▶ [Information provided]:
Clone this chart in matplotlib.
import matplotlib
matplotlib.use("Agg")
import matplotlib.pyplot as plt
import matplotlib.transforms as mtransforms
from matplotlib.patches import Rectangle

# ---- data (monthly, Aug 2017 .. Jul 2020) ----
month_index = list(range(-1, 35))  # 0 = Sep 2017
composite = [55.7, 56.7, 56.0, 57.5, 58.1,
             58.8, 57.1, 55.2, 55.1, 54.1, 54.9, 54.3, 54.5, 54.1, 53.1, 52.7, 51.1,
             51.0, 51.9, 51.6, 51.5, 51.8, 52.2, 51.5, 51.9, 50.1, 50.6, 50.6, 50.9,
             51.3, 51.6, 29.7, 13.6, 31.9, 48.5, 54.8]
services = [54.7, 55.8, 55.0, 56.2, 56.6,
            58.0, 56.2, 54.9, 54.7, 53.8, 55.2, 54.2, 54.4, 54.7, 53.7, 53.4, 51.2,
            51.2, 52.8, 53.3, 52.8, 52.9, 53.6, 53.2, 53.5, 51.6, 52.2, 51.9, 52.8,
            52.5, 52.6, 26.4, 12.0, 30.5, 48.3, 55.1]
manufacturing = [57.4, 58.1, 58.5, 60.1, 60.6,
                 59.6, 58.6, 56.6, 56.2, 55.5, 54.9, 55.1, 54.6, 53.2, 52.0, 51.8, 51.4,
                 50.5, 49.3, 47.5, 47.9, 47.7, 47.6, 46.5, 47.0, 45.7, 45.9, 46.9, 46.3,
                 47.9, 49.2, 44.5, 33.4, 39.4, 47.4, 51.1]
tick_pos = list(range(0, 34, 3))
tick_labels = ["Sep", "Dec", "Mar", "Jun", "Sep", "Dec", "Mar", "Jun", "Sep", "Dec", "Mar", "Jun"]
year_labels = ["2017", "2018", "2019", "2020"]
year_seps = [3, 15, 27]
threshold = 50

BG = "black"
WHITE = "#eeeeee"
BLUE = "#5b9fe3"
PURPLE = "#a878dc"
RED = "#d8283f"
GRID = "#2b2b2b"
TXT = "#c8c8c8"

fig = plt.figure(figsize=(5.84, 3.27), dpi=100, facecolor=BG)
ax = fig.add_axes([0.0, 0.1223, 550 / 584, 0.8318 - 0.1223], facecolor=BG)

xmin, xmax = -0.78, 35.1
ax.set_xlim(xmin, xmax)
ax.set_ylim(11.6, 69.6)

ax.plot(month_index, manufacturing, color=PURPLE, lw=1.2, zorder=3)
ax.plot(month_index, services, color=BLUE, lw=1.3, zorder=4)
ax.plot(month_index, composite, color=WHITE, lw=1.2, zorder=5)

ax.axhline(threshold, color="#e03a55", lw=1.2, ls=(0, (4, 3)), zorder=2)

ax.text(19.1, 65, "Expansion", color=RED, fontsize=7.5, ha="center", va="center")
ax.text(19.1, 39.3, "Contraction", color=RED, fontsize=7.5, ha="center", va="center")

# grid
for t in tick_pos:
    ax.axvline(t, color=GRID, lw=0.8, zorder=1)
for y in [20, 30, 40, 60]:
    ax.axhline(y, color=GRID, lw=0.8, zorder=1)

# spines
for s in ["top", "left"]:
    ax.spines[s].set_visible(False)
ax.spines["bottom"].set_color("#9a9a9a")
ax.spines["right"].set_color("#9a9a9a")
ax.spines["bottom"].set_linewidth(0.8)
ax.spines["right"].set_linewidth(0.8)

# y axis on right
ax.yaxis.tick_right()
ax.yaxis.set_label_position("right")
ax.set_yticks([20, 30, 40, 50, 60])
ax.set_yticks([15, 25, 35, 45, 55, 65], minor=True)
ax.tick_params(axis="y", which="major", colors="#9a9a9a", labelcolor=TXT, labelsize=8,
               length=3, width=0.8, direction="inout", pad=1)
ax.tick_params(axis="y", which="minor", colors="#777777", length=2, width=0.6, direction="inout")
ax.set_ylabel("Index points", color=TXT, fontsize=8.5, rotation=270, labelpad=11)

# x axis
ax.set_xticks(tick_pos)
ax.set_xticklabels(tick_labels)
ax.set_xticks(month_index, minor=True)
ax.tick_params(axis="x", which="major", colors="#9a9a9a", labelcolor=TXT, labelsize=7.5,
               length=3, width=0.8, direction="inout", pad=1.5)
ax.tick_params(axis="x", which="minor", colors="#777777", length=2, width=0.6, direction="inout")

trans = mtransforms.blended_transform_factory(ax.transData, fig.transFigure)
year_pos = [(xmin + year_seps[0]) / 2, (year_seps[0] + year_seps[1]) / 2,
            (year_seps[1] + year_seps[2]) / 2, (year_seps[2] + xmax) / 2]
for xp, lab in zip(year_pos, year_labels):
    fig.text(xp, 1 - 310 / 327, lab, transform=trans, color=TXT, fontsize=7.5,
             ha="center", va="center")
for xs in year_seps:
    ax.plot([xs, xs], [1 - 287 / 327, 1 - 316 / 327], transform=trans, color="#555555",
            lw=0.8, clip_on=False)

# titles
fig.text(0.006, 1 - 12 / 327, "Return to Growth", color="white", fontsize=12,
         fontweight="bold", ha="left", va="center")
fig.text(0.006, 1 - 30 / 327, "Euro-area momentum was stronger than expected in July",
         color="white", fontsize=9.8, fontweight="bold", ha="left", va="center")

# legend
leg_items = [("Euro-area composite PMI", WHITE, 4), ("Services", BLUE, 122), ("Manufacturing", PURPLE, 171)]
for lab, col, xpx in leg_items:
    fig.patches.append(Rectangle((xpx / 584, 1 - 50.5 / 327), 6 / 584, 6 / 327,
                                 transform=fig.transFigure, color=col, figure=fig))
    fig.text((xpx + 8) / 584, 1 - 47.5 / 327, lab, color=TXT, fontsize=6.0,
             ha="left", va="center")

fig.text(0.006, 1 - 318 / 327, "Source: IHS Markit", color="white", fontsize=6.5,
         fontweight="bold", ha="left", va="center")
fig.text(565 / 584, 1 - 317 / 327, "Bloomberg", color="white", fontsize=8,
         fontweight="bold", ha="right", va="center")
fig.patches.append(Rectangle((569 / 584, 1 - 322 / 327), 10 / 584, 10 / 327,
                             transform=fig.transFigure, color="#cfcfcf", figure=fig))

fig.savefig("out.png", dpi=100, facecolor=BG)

▶ [What is asked]:
Write out the entire listing exactly.

▶ [Exercise output]:
Clone this chart in matplotlib.
import matplotlib
matplotlib.use("Agg")
import matplotlib.pyplot as plt
import matplotlib.transforms as mtransforms
from matplotlib.patches import Rectangle

# ---- data (monthly, Aug 2017 .. Jul 2020) ----
month_index = list(range(-1, 35))  # 0 = Sep 2017
composite = [55.7, 56.7, 56.0, 57.5, 58.1,
             58.8, 57.1, 55.2, 55.1, 54.1, 54.9, 54.3, 54.5, 54.1, 53.1, 52.7, 51.1,
             51.0, 51.9, 51.6, 51.5, 51.8, 52.2, 51.5, 51.9, 50.1, 50.6, 50.6, 50.9,
             51.3, 51.6, 29.7, 13.6, 31.9, 48.5, 54.8]
services = [54.7, 55.8, 55.0, 56.2, 56.6,
            58.0, 56.2, 54.9, 54.7, 53.8, 55.2, 54.2, 54.4, 54.7, 53.7, 53.4, 51.2,
            51.2, 52.8, 53.3, 52.8, 52.9, 53.6, 53.2, 53.5, 51.6, 52.2, 51.9, 52.8,
            52.5, 52.6, 26.4, 12.0, 30.5, 48.3, 55.1]
manufacturing = [57.4, 58.1, 58.5, 60.1, 60.6,
                 59.6, 58.6, 56.6, 56.2, 55.5, 54.9, 55.1, 54.6, 53.2, 52.0, 51.8, 51.4,
                 50.5, 49.3, 47.5, 47.9, 47.7, 47.6, 46.5, 47.0, 45.7, 45.9, 46.9, 46.3,
                 47.9, 49.2, 44.5, 33.4, 39.4, 47.4, 51.1]
tick_pos = list(range(0, 34, 3))
tick_labels = ["Sep", "Dec", "Mar", "Jun", "Sep", "Dec", "Mar", "Jun", "Sep", "Dec", "Mar", "Jun"]
year_labels = ["2017", "2018", "2019", "2020"]
year_seps = [3, 15, 27]
threshold = 50

BG = "black"
WHITE = "#eeeeee"
BLUE = "#5b9fe3"
PURPLE = "#a878dc"
RED = "#d8283f"
GRID = "#2b2b2b"
TXT = "#c8c8c8"

fig = plt.figure(figsize=(5.84, 3.27), dpi=100, facecolor=BG)
ax = fig.add_axes([0.0, 0.1223, 550 / 584, 0.8318 - 0.1223], facecolor=BG)

xmin, xmax = -0.78, 35.1
ax.set_xlim(xmin, xmax)
ax.set_ylim(11.6, 69.6)

ax.plot(month_index, manufacturing, color=PURPLE, lw=1.2, zorder=3)
ax.plot(month_index, services, color=BLUE, lw=1.3, zorder=4)
ax.plot(month_index, composite, color=WHITE, lw=1.2, zorder=5)

ax.axhline(threshold, color="#e03a55", lw=1.2, ls=(0, (4, 3)), zorder=2)

ax.text(19.1, 65, "Expansion", color=RED, fontsize=7.5, ha="center", va="center")
ax.text(19.1, 39.3, "Contraction", color=RED, fontsize=7.5, ha="center", va="center")

# grid
for t in tick_pos:
    ax.axvline(t, color=GRID, lw=0.8, zorder=1)
for y in [20, 30, 40, 60]:
    ax.axhline(y, color=GRID, lw=0.8, zorder=1)

# spines
for s in ["top", "left"]:
    ax.spines[s].set_visible(False)
ax.spines["bottom"].set_color("#9a9a9a")
ax.spines["right"].set_color("#9a9a9a")
ax.spines["bottom"].set_linewidth(0.8)
ax.spines["right"].set_linewidth(0.8)

# y axis on right
ax.yaxis.tick_right()
ax.yaxis.set_label_position("right")
ax.set_yticks([20, 30, 40, 50, 60])
ax.set_yticks([15, 25, 35, 45, 55, 65], minor=True)
ax.tick_params(axis="y", which="major", colors="#9a9a9a", labelcolor=TXT, labelsize=8,
               length=3, width=0.8, direction="inout", pad=1)
ax.tick_params(axis="y", which="minor", colors="#777777", length=2, width=0.6, direction="inout")
ax.set_ylabel("Index points", color=TXT, fontsize=8.5, rotation=270, labelpad=11)

# x axis
ax.set_xticks(tick_pos)
ax.set_xticklabels(tick_labels)
ax.set_xticks(month_index, minor=True)
ax.tick_params(axis="x", which="major", colors="#9a9a9a", labelcolor=TXT, labelsize=7.5,
               length=3, width=0.8, direction="inout", pad=1.5)
ax.tick_params(axis="x", which="minor", colors="#777777", length=2, width=0.6, direction="inout")

trans = mtransforms.blended_transform_factory(ax.transData, fig.transFigure)
year_pos = [(xmin + year_seps[0]) / 2, (year_seps[0] + year_seps[1]) / 2,
            (year_seps[1] + year_seps[2]) / 2, (year_seps[2] + xmax) / 2]
for xp, lab in zip(year_pos, year_labels):
    fig.text(xp, 1 - 310 / 327, lab, transform=trans, color=TXT, fontsize=7.5,
             ha="center", va="center")
for xs in year_seps:
    ax.plot([xs, xs], [1 - 287 / 327, 1 - 316 / 327], transform=trans, color="#555555",
            lw=0.8, clip_on=False)

# titles
fig.text(0.006, 1 - 12 / 327, "Return to Growth", color="white", fontsize=12,
         fontweight="bold", ha="left", va="center")
fig.text(0.006, 1 - 30 / 327, "Euro-area momentum was stronger than expected in July",
         color="white", fontsize=9.8, fontweight="bold", ha="left", va="center")

# legend
leg_items = [("Euro-area composite PMI", WHITE, 4), ("Services", BLUE, 122), ("Manufacturing", PURPLE, 171)]
for lab, col, xpx in leg_items:
    fig.patches.append(Rectangle((xpx / 584, 1 - 50.5 / 327), 6 / 584, 6 / 327,
                                 transform=fig.transFigure, color=col, figure=fig))
    fig.text((xpx + 8) / 584, 1 - 47.5 / 327, lab, color=TXT, fontsize=6.0,
             ha="left", va="center")

fig.text(0.006, 1 - 318 / 327, "Source: IHS Markit", color="white", fontsize=6.5,
         fontweight="bold", ha="left", va="center")
fig.text(565 / 584, 1 - 317 / 327, "Bloomberg", color="white", fontsize=8,
         fontweight="bold", ha="right", va="center")
fig.patches.append(Rectangle((569 / 584, 1 - 322 / 327), 10 / 584, 10 / 327,
                             transform=fig.transFigure, color="#cfcfcf", figure=fig))

fig.savefig("out.png", dpi=100, facecolor=BG)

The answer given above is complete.